Your objective:
Return the lines exactly as they stand, from the first of the material through the line containing "W, H = 1216, 639".
□ □ □ □
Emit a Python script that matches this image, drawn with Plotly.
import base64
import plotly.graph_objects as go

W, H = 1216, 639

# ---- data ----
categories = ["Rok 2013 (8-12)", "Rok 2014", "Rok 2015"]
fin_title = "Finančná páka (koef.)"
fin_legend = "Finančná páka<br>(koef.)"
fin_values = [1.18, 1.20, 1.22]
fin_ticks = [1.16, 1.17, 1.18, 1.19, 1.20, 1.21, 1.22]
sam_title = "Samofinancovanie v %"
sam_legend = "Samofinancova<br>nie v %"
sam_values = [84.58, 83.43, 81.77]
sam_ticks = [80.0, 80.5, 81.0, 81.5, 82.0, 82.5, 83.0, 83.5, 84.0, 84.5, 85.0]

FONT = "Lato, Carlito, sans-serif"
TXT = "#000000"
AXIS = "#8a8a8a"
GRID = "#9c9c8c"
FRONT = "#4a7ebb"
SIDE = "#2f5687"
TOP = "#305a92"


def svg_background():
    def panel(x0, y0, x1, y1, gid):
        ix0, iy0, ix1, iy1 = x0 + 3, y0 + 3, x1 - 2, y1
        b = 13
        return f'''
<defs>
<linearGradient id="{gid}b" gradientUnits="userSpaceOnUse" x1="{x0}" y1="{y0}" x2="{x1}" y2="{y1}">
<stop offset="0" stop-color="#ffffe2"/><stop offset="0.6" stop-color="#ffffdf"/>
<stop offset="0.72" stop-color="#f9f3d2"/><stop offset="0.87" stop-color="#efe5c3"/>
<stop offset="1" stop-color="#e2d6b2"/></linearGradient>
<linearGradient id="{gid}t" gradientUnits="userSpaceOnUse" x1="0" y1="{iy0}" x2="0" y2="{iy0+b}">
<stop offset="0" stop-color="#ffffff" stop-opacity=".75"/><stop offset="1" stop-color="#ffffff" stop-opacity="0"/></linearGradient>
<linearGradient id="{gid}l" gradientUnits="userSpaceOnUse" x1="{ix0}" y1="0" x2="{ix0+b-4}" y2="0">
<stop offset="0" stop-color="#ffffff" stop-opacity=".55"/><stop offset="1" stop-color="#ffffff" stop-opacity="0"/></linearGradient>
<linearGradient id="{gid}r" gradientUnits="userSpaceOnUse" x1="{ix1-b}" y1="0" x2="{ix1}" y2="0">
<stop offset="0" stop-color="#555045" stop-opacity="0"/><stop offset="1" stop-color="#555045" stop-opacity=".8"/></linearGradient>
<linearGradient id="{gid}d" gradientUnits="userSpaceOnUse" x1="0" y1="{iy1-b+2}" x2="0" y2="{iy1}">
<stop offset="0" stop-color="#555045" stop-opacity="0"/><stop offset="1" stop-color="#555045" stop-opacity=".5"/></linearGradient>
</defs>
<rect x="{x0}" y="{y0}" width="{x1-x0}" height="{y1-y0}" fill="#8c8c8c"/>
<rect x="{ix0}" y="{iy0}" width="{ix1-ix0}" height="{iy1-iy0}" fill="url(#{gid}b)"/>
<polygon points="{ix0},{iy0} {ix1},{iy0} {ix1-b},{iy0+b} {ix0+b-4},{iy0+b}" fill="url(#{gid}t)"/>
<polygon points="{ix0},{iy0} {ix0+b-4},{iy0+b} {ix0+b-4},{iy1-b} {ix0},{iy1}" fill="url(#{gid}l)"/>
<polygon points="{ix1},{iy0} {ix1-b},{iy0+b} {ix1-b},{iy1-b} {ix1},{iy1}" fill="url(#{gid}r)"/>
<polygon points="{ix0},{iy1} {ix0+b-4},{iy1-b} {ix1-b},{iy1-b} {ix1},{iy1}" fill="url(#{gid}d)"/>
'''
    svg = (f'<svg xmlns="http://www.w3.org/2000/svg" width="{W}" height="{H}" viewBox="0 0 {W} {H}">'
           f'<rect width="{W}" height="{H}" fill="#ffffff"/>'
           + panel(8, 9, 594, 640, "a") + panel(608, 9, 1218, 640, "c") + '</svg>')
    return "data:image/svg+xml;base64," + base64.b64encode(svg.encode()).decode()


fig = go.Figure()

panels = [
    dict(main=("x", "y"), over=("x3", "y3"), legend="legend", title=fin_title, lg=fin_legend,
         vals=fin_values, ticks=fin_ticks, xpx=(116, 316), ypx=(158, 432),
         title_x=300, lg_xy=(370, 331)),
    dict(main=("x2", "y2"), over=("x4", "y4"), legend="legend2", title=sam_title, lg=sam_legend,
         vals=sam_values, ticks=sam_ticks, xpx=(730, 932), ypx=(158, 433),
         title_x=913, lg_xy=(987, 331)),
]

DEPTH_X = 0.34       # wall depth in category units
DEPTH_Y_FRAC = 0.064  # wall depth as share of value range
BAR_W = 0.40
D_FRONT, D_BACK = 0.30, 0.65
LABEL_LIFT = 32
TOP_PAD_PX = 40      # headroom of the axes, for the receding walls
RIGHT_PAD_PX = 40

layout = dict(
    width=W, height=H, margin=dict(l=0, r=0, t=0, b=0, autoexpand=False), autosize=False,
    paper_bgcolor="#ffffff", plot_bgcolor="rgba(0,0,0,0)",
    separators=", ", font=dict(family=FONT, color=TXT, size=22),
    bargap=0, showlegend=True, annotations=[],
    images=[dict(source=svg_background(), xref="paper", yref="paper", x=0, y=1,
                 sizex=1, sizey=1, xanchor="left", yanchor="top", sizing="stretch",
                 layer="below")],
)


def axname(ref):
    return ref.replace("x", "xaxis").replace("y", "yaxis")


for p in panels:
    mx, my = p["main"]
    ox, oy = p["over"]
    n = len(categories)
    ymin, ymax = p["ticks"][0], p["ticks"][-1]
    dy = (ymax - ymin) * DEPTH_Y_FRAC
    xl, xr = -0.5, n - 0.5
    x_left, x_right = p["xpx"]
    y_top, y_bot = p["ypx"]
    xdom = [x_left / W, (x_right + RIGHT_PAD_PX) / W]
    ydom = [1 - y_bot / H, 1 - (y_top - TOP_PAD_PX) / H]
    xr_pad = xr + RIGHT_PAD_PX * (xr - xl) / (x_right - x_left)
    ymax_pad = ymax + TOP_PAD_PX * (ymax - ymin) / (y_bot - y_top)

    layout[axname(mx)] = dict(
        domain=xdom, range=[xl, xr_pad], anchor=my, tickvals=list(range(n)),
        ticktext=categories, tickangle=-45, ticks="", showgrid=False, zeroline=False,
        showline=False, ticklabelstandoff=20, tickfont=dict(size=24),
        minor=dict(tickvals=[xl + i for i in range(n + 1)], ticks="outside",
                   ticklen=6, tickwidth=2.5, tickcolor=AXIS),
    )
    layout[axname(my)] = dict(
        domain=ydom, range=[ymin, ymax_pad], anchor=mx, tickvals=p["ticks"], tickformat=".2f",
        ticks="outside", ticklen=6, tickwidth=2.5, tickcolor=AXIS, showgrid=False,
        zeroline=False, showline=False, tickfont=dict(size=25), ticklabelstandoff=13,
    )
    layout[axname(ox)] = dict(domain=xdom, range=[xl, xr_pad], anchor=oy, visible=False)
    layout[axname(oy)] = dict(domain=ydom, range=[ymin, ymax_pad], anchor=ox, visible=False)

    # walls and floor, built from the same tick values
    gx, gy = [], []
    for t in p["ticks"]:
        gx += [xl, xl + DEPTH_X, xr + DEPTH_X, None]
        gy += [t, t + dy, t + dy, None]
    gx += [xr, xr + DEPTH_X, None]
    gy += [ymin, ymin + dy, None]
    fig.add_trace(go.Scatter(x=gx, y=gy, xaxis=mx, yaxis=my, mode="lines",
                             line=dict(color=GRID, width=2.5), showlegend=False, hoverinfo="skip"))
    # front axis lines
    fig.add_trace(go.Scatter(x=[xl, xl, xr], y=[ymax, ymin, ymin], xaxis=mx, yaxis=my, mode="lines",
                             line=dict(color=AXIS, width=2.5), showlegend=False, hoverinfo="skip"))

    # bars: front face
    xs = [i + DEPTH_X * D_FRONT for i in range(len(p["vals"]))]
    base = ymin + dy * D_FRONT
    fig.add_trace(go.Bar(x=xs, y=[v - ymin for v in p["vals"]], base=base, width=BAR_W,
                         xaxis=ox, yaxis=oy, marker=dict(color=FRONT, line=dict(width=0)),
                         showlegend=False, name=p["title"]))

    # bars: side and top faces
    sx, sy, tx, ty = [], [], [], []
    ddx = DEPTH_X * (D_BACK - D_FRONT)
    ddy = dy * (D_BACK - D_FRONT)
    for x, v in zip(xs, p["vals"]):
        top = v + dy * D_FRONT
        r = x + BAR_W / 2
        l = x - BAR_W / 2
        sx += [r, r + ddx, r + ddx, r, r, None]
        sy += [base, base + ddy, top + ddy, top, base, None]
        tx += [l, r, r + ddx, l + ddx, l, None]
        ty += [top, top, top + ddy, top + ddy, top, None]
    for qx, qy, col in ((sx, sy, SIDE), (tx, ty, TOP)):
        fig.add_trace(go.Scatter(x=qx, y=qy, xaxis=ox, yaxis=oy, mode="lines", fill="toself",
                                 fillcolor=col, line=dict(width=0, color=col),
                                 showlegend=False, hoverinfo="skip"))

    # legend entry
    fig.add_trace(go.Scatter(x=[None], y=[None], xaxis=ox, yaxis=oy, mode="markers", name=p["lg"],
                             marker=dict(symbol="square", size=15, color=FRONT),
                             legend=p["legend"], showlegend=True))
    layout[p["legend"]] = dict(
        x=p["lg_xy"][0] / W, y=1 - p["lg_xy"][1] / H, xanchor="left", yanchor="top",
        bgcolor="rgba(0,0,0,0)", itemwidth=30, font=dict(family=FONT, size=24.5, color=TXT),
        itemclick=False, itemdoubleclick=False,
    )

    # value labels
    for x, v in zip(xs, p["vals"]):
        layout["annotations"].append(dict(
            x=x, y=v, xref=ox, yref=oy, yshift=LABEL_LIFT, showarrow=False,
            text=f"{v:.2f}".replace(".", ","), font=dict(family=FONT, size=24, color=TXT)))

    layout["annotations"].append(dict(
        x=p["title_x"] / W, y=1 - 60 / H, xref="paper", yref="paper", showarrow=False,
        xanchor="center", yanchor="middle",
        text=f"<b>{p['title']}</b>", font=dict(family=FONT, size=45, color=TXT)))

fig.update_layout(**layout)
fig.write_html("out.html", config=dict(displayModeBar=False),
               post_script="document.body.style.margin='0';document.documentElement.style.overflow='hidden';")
□ □ □ □
Completed exercise:
Emit a Python script that matches this image, drawn with Plotly.
import base64
import plotly.graph_objects as go

W, H = 1216, 639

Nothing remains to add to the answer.